::: Material shown

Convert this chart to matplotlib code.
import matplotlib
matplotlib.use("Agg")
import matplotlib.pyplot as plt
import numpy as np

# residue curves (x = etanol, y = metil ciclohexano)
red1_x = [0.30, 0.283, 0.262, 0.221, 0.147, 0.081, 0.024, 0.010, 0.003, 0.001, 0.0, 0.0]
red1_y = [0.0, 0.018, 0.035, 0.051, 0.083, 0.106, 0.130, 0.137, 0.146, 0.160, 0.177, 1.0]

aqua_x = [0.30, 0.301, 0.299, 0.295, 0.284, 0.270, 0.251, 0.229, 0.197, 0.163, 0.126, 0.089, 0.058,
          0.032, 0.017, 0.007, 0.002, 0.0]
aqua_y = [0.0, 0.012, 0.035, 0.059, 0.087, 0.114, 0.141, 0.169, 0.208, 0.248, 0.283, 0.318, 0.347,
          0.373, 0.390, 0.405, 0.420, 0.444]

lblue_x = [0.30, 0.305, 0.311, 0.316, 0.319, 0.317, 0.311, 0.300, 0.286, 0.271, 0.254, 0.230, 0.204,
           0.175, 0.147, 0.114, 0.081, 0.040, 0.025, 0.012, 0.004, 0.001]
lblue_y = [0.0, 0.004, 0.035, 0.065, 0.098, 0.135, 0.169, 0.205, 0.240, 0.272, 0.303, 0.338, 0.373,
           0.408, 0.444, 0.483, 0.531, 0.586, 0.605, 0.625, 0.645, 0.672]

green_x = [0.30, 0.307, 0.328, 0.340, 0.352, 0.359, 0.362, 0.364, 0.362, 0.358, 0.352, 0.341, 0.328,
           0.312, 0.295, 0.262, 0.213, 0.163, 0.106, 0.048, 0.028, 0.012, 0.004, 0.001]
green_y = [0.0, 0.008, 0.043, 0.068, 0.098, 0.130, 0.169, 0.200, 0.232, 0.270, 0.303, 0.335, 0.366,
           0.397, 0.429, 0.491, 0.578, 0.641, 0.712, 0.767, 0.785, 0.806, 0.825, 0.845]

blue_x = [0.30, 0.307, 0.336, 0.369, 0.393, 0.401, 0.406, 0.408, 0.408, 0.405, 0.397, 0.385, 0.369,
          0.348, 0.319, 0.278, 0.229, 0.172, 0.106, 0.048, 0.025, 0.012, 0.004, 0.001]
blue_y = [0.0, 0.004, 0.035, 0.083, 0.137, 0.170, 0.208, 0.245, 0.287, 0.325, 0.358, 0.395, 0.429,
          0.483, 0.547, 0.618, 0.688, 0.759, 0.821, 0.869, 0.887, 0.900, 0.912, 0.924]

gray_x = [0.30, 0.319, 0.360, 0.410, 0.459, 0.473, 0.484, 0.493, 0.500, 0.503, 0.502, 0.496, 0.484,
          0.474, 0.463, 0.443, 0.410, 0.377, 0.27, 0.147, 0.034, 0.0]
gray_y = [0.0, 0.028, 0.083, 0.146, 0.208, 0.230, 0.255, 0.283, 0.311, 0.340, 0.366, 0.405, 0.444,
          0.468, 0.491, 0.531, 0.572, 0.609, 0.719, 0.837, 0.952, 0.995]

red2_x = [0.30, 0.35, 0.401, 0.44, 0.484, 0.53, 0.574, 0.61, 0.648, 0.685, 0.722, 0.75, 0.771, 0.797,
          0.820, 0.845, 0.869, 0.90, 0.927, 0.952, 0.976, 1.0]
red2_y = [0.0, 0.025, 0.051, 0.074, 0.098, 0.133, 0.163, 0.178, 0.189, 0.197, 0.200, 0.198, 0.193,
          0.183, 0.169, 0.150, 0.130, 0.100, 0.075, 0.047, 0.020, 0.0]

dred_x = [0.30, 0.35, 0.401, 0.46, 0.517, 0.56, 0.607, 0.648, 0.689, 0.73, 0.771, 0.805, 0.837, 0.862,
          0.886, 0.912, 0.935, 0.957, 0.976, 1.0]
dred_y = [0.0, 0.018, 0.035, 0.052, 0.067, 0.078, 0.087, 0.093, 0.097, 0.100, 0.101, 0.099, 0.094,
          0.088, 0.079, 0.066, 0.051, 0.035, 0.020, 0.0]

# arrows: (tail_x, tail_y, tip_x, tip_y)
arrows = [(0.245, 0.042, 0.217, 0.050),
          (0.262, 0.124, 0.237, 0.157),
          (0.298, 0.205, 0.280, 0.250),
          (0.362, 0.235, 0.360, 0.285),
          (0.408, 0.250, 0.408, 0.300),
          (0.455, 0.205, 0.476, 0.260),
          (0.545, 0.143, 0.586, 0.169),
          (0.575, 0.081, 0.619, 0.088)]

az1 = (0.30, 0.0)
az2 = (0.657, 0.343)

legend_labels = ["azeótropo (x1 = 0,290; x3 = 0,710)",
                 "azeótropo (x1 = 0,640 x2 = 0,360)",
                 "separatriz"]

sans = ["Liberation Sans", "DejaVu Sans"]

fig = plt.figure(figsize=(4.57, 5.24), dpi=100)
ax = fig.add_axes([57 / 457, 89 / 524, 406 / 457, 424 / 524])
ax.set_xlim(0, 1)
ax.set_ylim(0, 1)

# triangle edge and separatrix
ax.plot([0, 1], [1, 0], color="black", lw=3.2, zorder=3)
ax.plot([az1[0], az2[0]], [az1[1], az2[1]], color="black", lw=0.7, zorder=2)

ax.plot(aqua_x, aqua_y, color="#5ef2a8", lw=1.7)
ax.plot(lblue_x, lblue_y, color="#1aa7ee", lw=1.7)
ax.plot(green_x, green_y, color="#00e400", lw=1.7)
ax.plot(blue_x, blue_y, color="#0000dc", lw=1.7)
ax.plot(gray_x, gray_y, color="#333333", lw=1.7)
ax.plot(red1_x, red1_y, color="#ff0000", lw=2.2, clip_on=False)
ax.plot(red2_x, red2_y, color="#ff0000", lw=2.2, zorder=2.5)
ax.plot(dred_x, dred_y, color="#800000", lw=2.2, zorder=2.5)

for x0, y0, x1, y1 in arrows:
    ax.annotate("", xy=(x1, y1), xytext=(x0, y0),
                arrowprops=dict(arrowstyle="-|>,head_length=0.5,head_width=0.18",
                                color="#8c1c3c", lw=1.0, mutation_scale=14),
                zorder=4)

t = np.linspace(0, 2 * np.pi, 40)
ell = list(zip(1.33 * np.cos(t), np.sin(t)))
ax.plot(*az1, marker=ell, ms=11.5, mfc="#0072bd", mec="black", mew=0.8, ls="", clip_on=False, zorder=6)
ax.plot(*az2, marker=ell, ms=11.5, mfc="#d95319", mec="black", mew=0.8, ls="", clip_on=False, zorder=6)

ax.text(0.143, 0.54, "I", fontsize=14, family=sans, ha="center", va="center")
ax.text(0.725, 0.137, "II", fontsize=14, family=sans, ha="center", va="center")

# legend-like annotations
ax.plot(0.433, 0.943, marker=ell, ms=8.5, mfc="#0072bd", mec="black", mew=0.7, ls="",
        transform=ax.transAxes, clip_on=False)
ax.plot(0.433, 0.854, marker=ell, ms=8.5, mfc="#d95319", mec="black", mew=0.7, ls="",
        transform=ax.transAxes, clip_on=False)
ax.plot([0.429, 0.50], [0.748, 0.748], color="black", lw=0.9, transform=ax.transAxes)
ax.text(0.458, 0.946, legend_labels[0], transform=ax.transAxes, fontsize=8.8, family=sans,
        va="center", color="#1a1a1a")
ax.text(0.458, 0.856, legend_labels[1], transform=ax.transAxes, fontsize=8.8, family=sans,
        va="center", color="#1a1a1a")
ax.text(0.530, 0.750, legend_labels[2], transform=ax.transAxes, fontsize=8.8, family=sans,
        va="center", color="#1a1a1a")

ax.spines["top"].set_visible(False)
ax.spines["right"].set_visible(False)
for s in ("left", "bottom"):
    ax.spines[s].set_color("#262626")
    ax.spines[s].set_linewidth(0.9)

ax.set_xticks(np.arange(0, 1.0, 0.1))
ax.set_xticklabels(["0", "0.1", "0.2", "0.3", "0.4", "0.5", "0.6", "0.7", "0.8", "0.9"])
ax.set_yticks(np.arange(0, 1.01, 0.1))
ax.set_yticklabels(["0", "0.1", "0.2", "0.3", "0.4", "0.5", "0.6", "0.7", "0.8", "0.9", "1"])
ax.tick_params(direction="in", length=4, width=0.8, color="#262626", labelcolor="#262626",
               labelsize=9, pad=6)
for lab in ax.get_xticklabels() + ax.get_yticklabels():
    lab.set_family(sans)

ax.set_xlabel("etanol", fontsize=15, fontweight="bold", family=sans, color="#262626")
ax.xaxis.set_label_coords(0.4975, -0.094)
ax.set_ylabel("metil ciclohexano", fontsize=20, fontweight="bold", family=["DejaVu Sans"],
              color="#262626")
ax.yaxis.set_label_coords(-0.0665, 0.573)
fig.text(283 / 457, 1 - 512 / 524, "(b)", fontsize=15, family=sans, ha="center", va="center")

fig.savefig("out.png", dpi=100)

::::::
::: Material shown

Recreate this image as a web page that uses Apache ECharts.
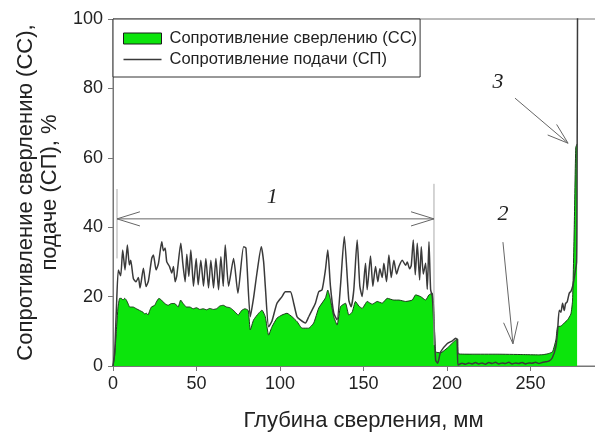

::::::
::: Material shown

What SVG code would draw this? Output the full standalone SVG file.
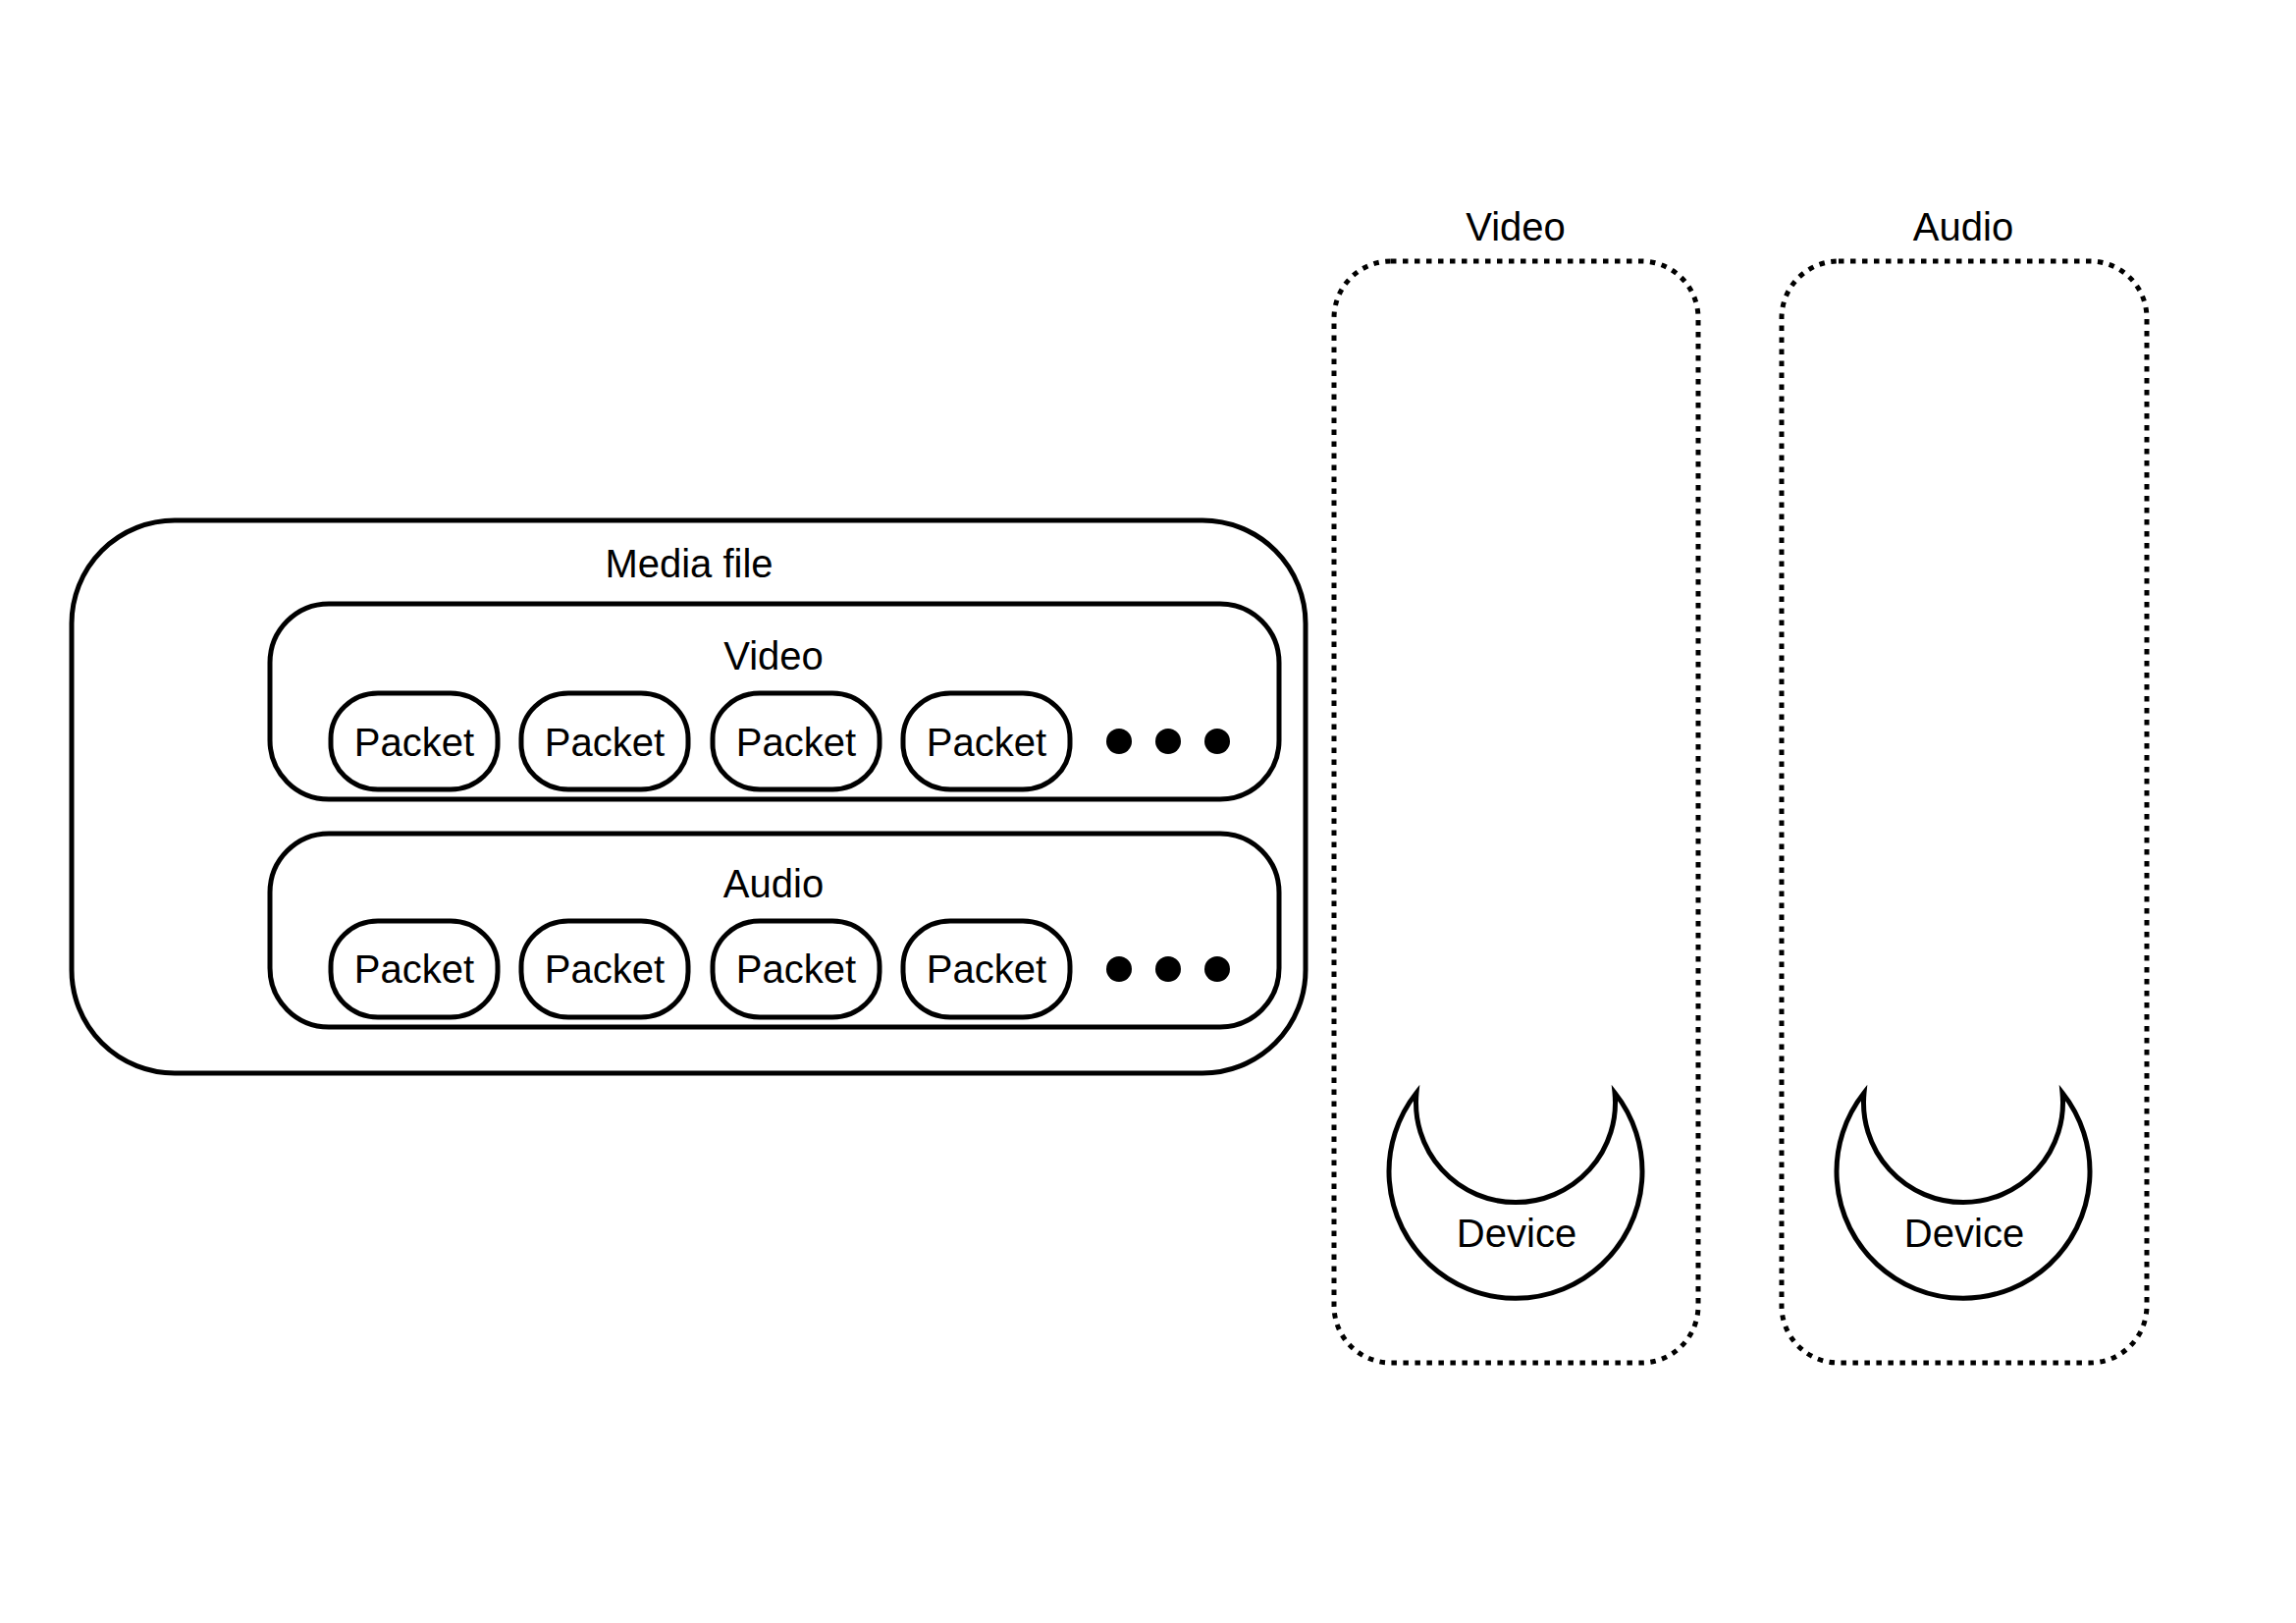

::::::

Check every line of the data, and copy the ones that contain "code".

Convert this chart to matplotlib code.
What SVG code would draw this? Output the full standalone SVG file.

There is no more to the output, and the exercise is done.